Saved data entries

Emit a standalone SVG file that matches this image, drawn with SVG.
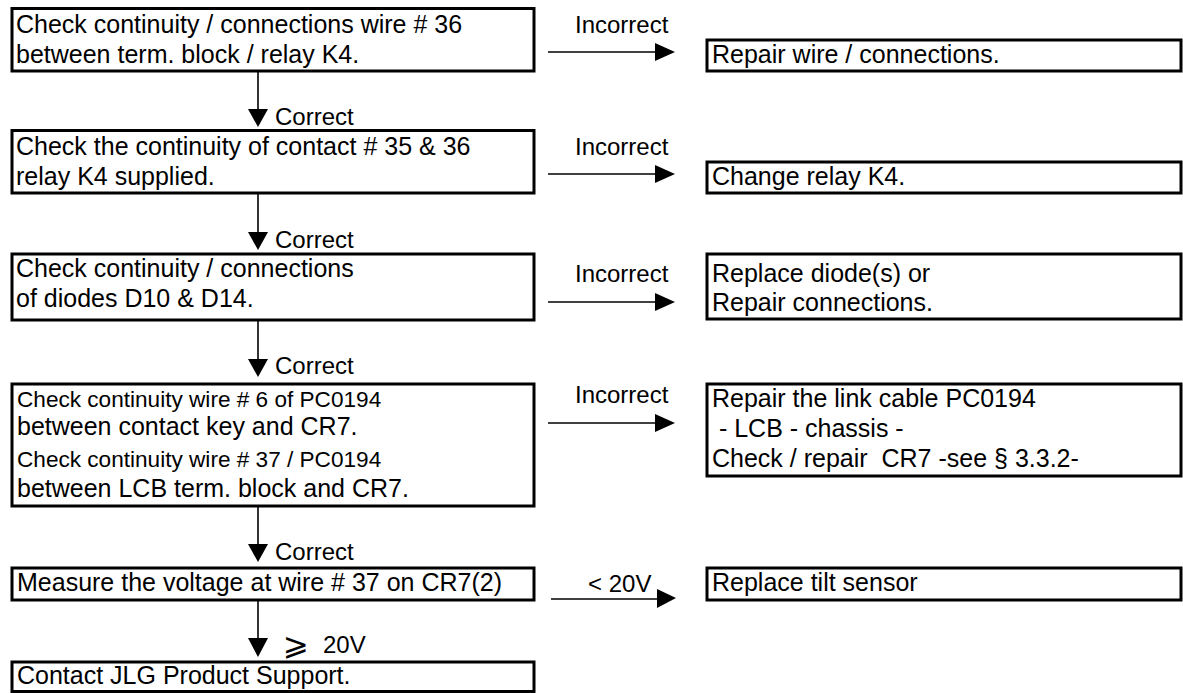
<svg xmlns="http://www.w3.org/2000/svg" width="1183" height="693" viewBox="0 0 1183 693">
  <defs>
    <style>
      .box { fill: #ffffff; stroke: #000000; stroke-width: 3; }
      .t { font-family: "Liberation Sans", Arial, sans-serif; font-size: 25px; fill: #000000; }
      .s { font-family: "Liberation Sans", Arial, sans-serif; font-size: 22.6px; fill: #000000; }
      .lbl { font-family: "Liberation Sans", Arial, sans-serif; font-size: 24px; fill: #000000; }
      .sym { font-family: "DejaVu Sans", sans-serif; font-size: 31px; fill: #000000; }
      .wire { stroke: #000000; stroke-width: 1.6; fill: none; }
      .head { fill: #000000; stroke: none; }
    </style>
  </defs>
  <rect width="1183" height="693" fill="#ffffff"/>

  <!-- connectors -->
  <g id="connectors">
    <!-- vertical "Correct" flow -->
    <line class="wire" x1="258" y1="71" x2="258" y2="112"/>
    <polygon class="head" points="248,109 268,109 258,127"/>
    <text class="lbl" x="275" y="125">Correct</text>

    <line class="wire" x1="258" y1="193" x2="258" y2="236"/>
    <polygon class="head" points="248,232 268,232 258,250"/>
    <text class="lbl" x="275" y="248">Correct</text>

    <line class="wire" x1="258" y1="320" x2="258" y2="362"/>
    <polygon class="head" points="248,359 268,359 258,377"/>
    <text class="lbl" x="275" y="374">Correct</text>

    <line class="wire" x1="258" y1="506" x2="258" y2="547"/>
    <polygon class="head" points="248,544 268,544 258,562"/>
    <text class="lbl" x="275" y="560">Correct</text>

    <line class="wire" x1="258" y1="600" x2="258" y2="641"/>
    <polygon class="head" points="248,638 268,638 258,657"/>
    <text class="sym" x="283" y="655">⩾</text>
    <text class="lbl" x="323" y="653">20V</text>

    <!-- horizontal "Incorrect" branches -->
    <text class="lbl" x="575" y="33">Incorrect</text>
    <line class="wire" x1="548" y1="52" x2="658" y2="52"/>
    <polygon class="head" points="655,43 655,61 675,52"/>

    <text class="lbl" x="575" y="155">Incorrect</text>
    <line class="wire" x1="548" y1="174" x2="658" y2="174"/>
    <polygon class="head" points="655,165 655,183 675,174"/>

    <text class="lbl" x="575" y="282">Incorrect</text>
    <line class="wire" x1="548" y1="302" x2="658" y2="302"/>
    <polygon class="head" points="655,293 655,311 675,302"/>

    <text class="lbl" x="575" y="403">Incorrect</text>
    <line class="wire" x1="548" y1="423" x2="658" y2="423"/>
    <polygon class="head" points="655,414 655,432 675,423"/>

    <text class="lbl" x="588" y="592">&lt; 20V</text>
    <line class="wire" x1="551" y1="599" x2="660" y2="599"/>
    <polygon class="head" points="657,589 657,608 676,598"/>
  </g>

  <!-- left column: checks -->
  <g id="check-wire36">
    <rect class="box" x="12" y="8.5" width="522" height="62.5"/>
    <text class="t" x="16" y="33">Check continuity / connections wire # 36</text>
    <text class="t" x="16" y="63">between term. block / relay K4.</text>
  </g>
  <g id="check-contact35-36">
    <rect class="box" x="12" y="130.5" width="522" height="62.5"/>
    <text class="t" x="16" y="155">Check the continuity of contact # 35 &amp; 36</text>
    <text class="t" x="16" y="185">relay K4 supplied.</text>
  </g>
  <g id="check-diodes">
    <rect class="box" x="12" y="254" width="522" height="66"/>
    <text class="t" x="16" y="277">Check continuity / connections</text>
    <text class="t" x="16" y="307">of diodes D10 &amp; D14.</text>
  </g>
  <g id="check-pc0194">
    <rect class="box" x="12" y="384" width="522" height="122"/>
    <text class="s" x="17" y="407">Check continuity wire # 6 of PC0194</text>
    <text class="t" x="17" y="435">between contact key and CR7.</text>
    <text class="s" x="17" y="467">Check continuity wire # 37 / PC0194</text>
    <text class="t" x="17" y="497">between LCB term. block and CR7.</text>
  </g>
  <g id="measure-voltage">
    <rect class="box" x="12" y="568" width="522" height="32"/>
    <text class="t" x="17" y="591">Measure the voltage at wire # 37 on CR7(2)</text>
  </g>
  <g id="contact-support">
    <rect class="box" x="12" y="662" width="522" height="29.5"/>
    <text class="t" x="17" y="684">Contact JLG Product Support.</text>
  </g>

  <!-- right column: remedies -->
  <g id="repair-wire">
    <rect class="box" x="707" y="40" width="474" height="31"/>
    <text class="t" x="712" y="63">Repair wire / connections.</text>
  </g>
  <g id="change-relay">
    <rect class="box" x="707" y="162" width="474" height="31"/>
    <text class="t" x="712" y="185">Change relay K4.</text>
  </g>
  <g id="replace-diodes">
    <rect class="box" x="707" y="254" width="474" height="65"/>
    <text class="t" x="712" y="282">Replace diode(s) or</text>
    <text class="t" x="712" y="311">Repair connections.</text>
  </g>
  <g id="repair-link-cable">
    <rect class="box" x="707" y="384" width="474" height="92"/>
    <text class="t" x="712" y="407">Repair the link cable PC0194</text>
    <text class="t" x="712" y="437" xml:space="preserve"> - LCB - chassis -</text>
    <text class="t" x="712" y="467" xml:space="preserve">Check / repair  CR7 -see § 3.3.2-</text>
  </g>
  <g id="replace-tilt-sensor">
    <rect class="box" x="707" y="568" width="474" height="32"/>
    <text class="t" x="712" y="591">Replace tilt sensor</text>
  </g>
</svg>
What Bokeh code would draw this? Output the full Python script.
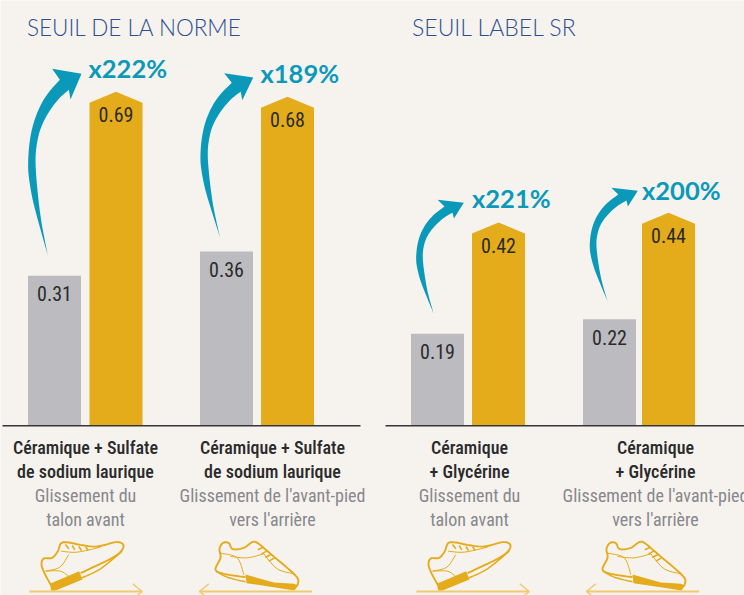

• **To be done**:
Check all the records above and select each line where the string "this" is found.

• **Full answer**:
Emit a standalone SVG file that matches this image, drawn with SVG.
What Bokeh code would draw this? Output the full Python script.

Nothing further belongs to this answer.